The change may well accentuate the appeal of leasing company cars, as 50% of the VAT on the contract hire lease can be reclaimed. Businesses that purchase their company cars cannot reclaim the VAT.

Writing down allowance (capital allowances)

There were important changes for those small businesses that continue to purchase their company cars. The writing down allowances for plant and machinery were changed. This will affect purchased company cars.

• 18% writing down allowance – down from 20% for expenditure allocated to the main pool of business assets. Affects those business cars with emissions of 111g/km CO2 to 160g/km and all commercial vehicles

• 8% writing down allowance – down from 10% for expenditure allocated to the special rate pool. Affects those business cars with CO2 emissions above 160g/km.

These changes to writing down allowances take effect for chargeable periods ending on or after April 01 2012 (corporation tax); on or after 06 April 2012 (income tax).

John Lewis, chief executive of the British Vehicle Rental and Leasing Association (BVRLA) had this comment about the changes to capital allowances: “The reduced allowances will make leasing even more attractive,” said Mr Lewis.

“Companies purchasing their business cars will have the administrative and financial burden of carrying these depreciating assets on their balance sheets.”

Corporation tax

Small companies’ rate (small profits rate, or SPR) goes down from 21% to 20% from 01 April 2011. In real terms this is a 2% reduction, as the previous government had promised to up the rate to 22%.

“The move to reduce the Small Companies Tax Rate to 20% is welcomed and will help over 850,000 small firms,” said the Federation of Small Businesses.

The main rate of corporation tax reduces from 28% to 27% from 01 April 2011. It then reduces in 1% steps down to 24% by 01 April 2014.

Fuel tax

No change here. Fuel duty will rise 1p per litre in October 2010; 0.76p in January 2011. Thereafter the increase will be 1p a litre above inflation each year to 2014. From 2011, the rise in VAT will exacerbate the fuel duty increase.

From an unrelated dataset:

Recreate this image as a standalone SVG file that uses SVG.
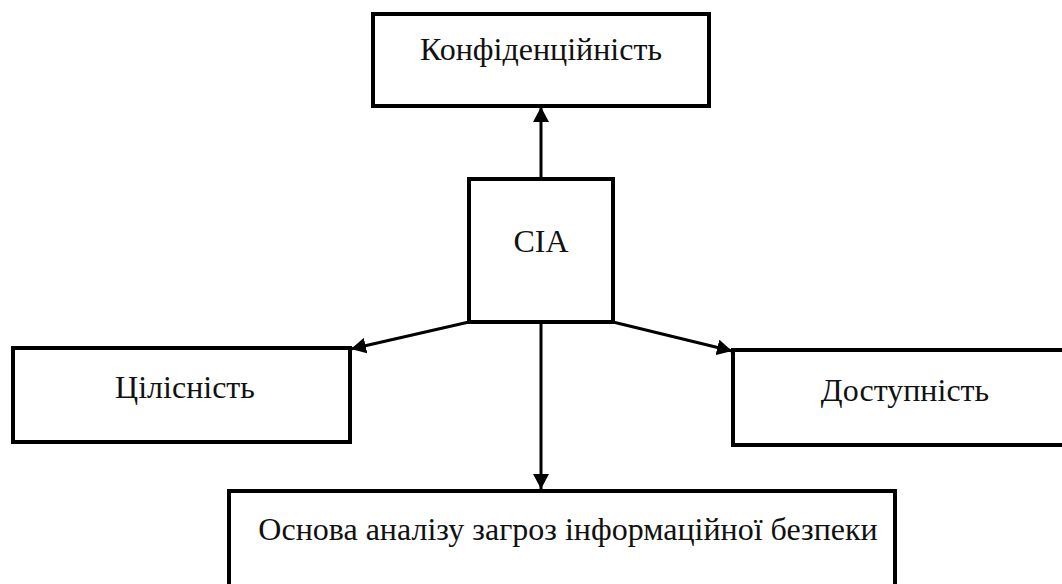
<svg xmlns="http://www.w3.org/2000/svg" width="1062" height="584" viewBox="0 0 1062 584">
  <style>
    .box { fill: #ffffff; stroke: #000000; stroke-width: 4; }
    .lbl { font-size: 32px; fill: #111111; text-anchor: middle; }
    .edge { stroke: #000000; stroke-width: 3; fill: none; marker-end: url(#arr); }
  </style>
  <defs>
    <marker id="arr" markerUnits="userSpaceOnUse" markerWidth="16" markerHeight="16" refX="15" refY="8" orient="auto">
      <path d="M0,0 L15,8 L0,16 Z" fill="#000000"/>
    </marker>
  </defs>
  <rect width="1062" height="584" fill="#ffffff"/>
  <g font-family="Liberation Serif, Tinos, Times New Roman, DejaVu Serif, serif">
  <g id="node-conf">
    <rect class="box" x="373" y="14" width="336" height="92"/>
    <text class="lbl" x="541" y="60">Конфіденційність</text>
  </g>
  <g id="node-cia">
    <rect class="box" x="469" y="179" width="144" height="143"/>
    <text class="lbl" x="541" y="252">CIA</text>
  </g>
  <g id="node-integrity">
    <rect class="box" x="13" y="348" width="337" height="94"/>
    <text class="lbl" x="185" y="398">Цілісність</text>
  </g>
  <g id="node-availability">
    <rect class="box" x="733" y="350" width="340" height="95"/>
    <text class="lbl" x="905" y="401">Доступність</text>
  </g>
  <g id="node-threats">
    <rect class="box" x="229" y="491" width="666" height="110"/>
    <text class="lbl" x="568" y="540">Основа аналізу загроз інформаційної безпеки</text>
  </g>
  </g>
  <g id="connectors">
    <line class="edge" x1="541" y1="179" x2="541" y2="107"/>
    <line class="edge" x1="469" y1="322" x2="351" y2="349"/>
    <line class="edge" x1="613" y1="322" x2="732" y2="351"/>
    <line class="edge" x1="541" y1="322" x2="541" y2="489"/>
  </g>
</svg>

The AA says that the combined effect will increase the price of a litre of fuel by 4.63p (petrol) and 4.68p (diesel).

Company car tax

Changes announced in the previous Budget will go ahead. For details, download our Company Car Tax – How Budget 2010 Affects You.

Transport infrastructure

The following projects were given the go-head:

  • The upgrade of the Tyne & Wear Metro
  • The extension of the Manchester Metrolink
  • The redevelopment of Birmingham New Street station
  • Improvements to the rail lines to Sheffield and between Liverpool and Leeds.

Steve Agg, chief executive of the Chartered Institute of Logistics & Transport (CILT) commented: “This was a budget where widespread cuts were expected. We are extremely pleased to see that such vital regional projects have survived as they are essential to the continuing success of the UK passenger rail network.”